Der Nachweis, dass die Nutzung von Online-Medien weniger umweltbelastend ist, lässt sich allerdings auch nicht eindeutig erbringen. Denn ein Smartphone, Reader oder Rechner verbraucht ja Strom sowohl bei der Herstellung als auch im Betrieb. Allein auf Google beispielsweise prasseln jede Minute 3,8 Millionen Suchanfragen ein. Eine Anfrage verbraucht etwa 0,3 Wattstunden Strom. Hochgerechnet entspricht dies bereits bei 20 Anfragen dem Verbrauch einer LED-Lampe mit sechs Watt während einer Stunde.
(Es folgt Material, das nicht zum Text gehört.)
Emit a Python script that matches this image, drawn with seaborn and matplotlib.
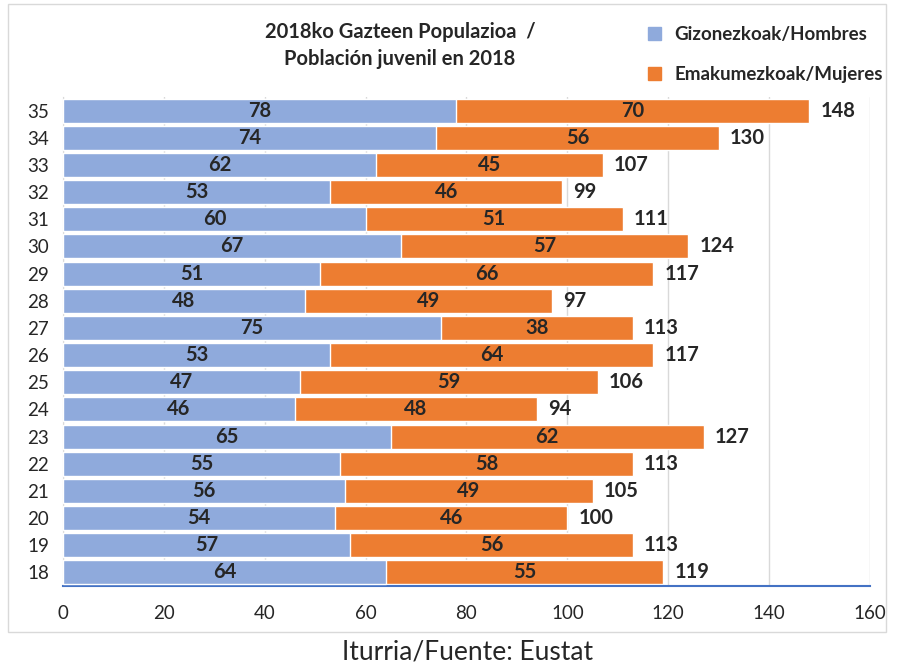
import numpy as np
import pandas as pd
import matplotlib
matplotlib.use('Agg')
import matplotlib.pyplot as plt
import matplotlib.patches as mpatches
import seaborn as sns

ages = [35, 34, 33, 32, 31, 30, 29, 28, 27, 26, 25, 24, 23, 22, 21, 20, 19, 18]
hombres = [78, 74, 62, 53, 60, 67, 51, 48, 75, 53, 47, 46, 65, 55, 56, 54, 57, 64]
mujeres = [70, 56, 45, 46, 51, 57, 66, 49, 38, 64, 59, 48, 62, 58, 49, 46, 56, 55]
x_ticks = [0, 20, 40, 60, 80, 100, 120, 140, 160]

blue = '#8FAADC'
orange = '#ED7D31'

sns.set_style('white')
plt.rcParams['font.family'] = ['Lato', 'DejaVu Sans']

df = pd.DataFrame({'edad': [str(a) for a in ages], 'hombres': hombres, 'mujeres': mujeres})
df['total'] = df['hombres'] + df['mujeres']

fig = plt.figure(figsize=(8.99, 6.65), dpi=100)
ax = fig.add_axes([0.0701, 0.1188, 0.8976, 0.7353])

# Stacked bars: total in orange underneath, men in blue on top.
sns.barplot(x='total', y='edad', data=df, order=df['edad'].tolist(), color=orange,
            orient='h', width=0.88, saturation=1, ax=ax, zorder=2)
sns.barplot(x='hombres', y='edad', data=df, order=df['edad'].tolist(), color=blue,
            orient='h', width=0.88, saturation=1, ax=ax, zorder=3)

for i, row in df.iterrows():
    ax.text(row['hombres'] / 2, i, str(row['hombres']), ha='center', va='center',
            fontsize=14.5, fontweight='bold', zorder=4)
    ax.text(row['hombres'] + row['mujeres'] / 2, i, str(row['mujeres']), ha='center',
            va='center', fontsize=14.5, fontweight='bold', zorder=4)
    ax.text(row['total'] + 2.2, i, str(row['total']), ha='left', va='center',
            fontsize=14.5, fontweight='bold', zorder=4)

ax.set_xlim(0, 160)
ax.set_ylim(17.5, -0.5)
ax.set_xticks(x_ticks)
ax.set_xticklabels([str(t) for t in x_ticks], fontsize=13.5)
ax.tick_params(axis='y', labelsize=13.5, length=0, pad=10)
ax.tick_params(axis='x', length=0, pad=14)
ax.set_xlabel('')
ax.set_ylabel('')
ax.grid(axis='x', color='#D9D9D9', linewidth=1, zorder=0)
ax.set_axisbelow(True)
for s in ['top', 'right']:
    ax.spines[s].set_visible(False)
ax.spines['left'].set_color('#D9D9D9')
ax.spines['bottom'].set_color('#4472C4')
ax.spines['bottom'].set_linewidth(1.5)

# Chart border
fig.patches.append(mpatches.Rectangle((0.009, 0.049), 0.976, 0.945, transform=fig.transFigure,
                                      fill=False, edgecolor='#D9D9D9', linewidth=1))

fig.text(0.445, 0.952, '2018ko Gazteen Populazioa  /', ha='center', va='center',
         fontsize=14.5, fontweight='bold')
fig.text(0.445, 0.912, 'Población juvenil en 2018', ha='center', va='center',
         fontsize=14.5, fontweight='bold')

handles = [mpatches.Patch(color=blue, label='Gizonezkoak/Hombres'),
           mpatches.Patch(color=orange, label='Emakumezkoak/Mujeres')]
fig.legend(handles=handles, loc='upper left', bbox_to_anchor=(0.702, 0.986), frameon=False,
           handlelength=0.7, handleheight=0.7, handletextpad=0.7,
           labelspacing=1.2, prop={'weight': 'bold', 'size': 13.5})

fig.text(0.52, 0.02, 'Iturria/Fuente: Eustat', ha='center', va='center', fontsize=19)

fig.savefig('out.png', dpi=100)
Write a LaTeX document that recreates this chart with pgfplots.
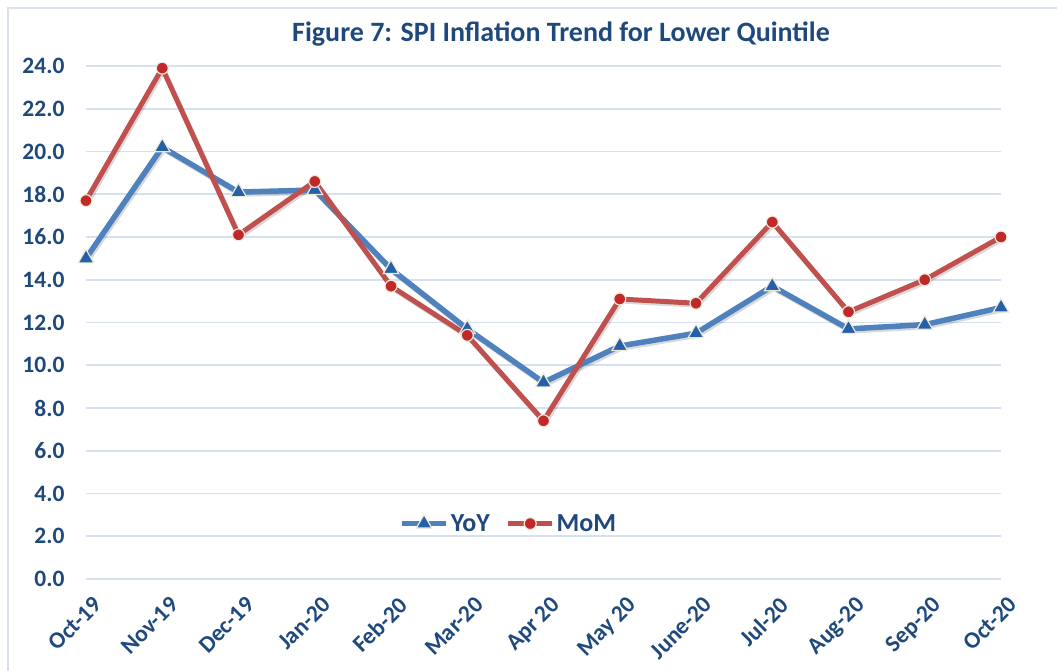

Auch die Herstellung der Hardware, das Hosten von Daten auf riesigen Serverfarmen, die Up- und Downloads fressen Energie und Ressourcen, die nicht immer durch „grünen Strom“ gedeckt werden. Und was ist mit dem Recycling? Das gehört selbstverständlich auch dazu: Welcher Anteil der Energie und der Rohstoffe, die für die Produktion eines Geräts aufgewendet wurden, lässt sich durch Wiederverwertung einsparen oder zurückgewinnen? Wie viele Elektronikartikel werden überhaupt recycelt?
Beim Recycling ist Papier kaum zu toppen
Zum Medium Papier gibt es dagegen klare Fakten: Es ist ein nachwachsender Rohstoff. Die europäische Forstwirtschaft erzeugt diesen Rohstoff nachhaltig nach FSC oder anderen zertifizierten Anbaumethoden. Papier lässt sich sehr gut in einer Kreislaufwirtschaft führen, und das wird auch gemacht: Die Altpapierverwertungsquote im Verhältnis zum Gesamtpapierverbrauch liegt in Deutschland bei mehr als 95 Prozent, in Gesamteuropa seit etwa zehn Jahren stabil bei etwas über 70 Prozent.(1) Und auch die Verwendung von Altpapier an sich verbessert die CO2-Bilanz von Papier weiter.
Bei elektronischen Medien sind die Fakten eher weich: Greenpeace hat ermittelt, dass der Weltverbrauch an Elektronik-Hardware sich zwischen den Jahren 2000 und 2015 mehr als verdoppelt hat. Andere Quellen (2) schätzen, dass weltweit jährlich etwa 50 Millionen Tonnen Elektronikschrott anfallen. Nur der geringste Teil davon wird konsequent wiederverwertet, in der EU liegt die Recyclingquote knapp unter 40 Prozent. (3) Dieser Trend beschleunigt sich weiter: Immer mehr digitale Endgeräte verbrauchen immer mehr Datenvolumen, und damit Energie und Ressourcen.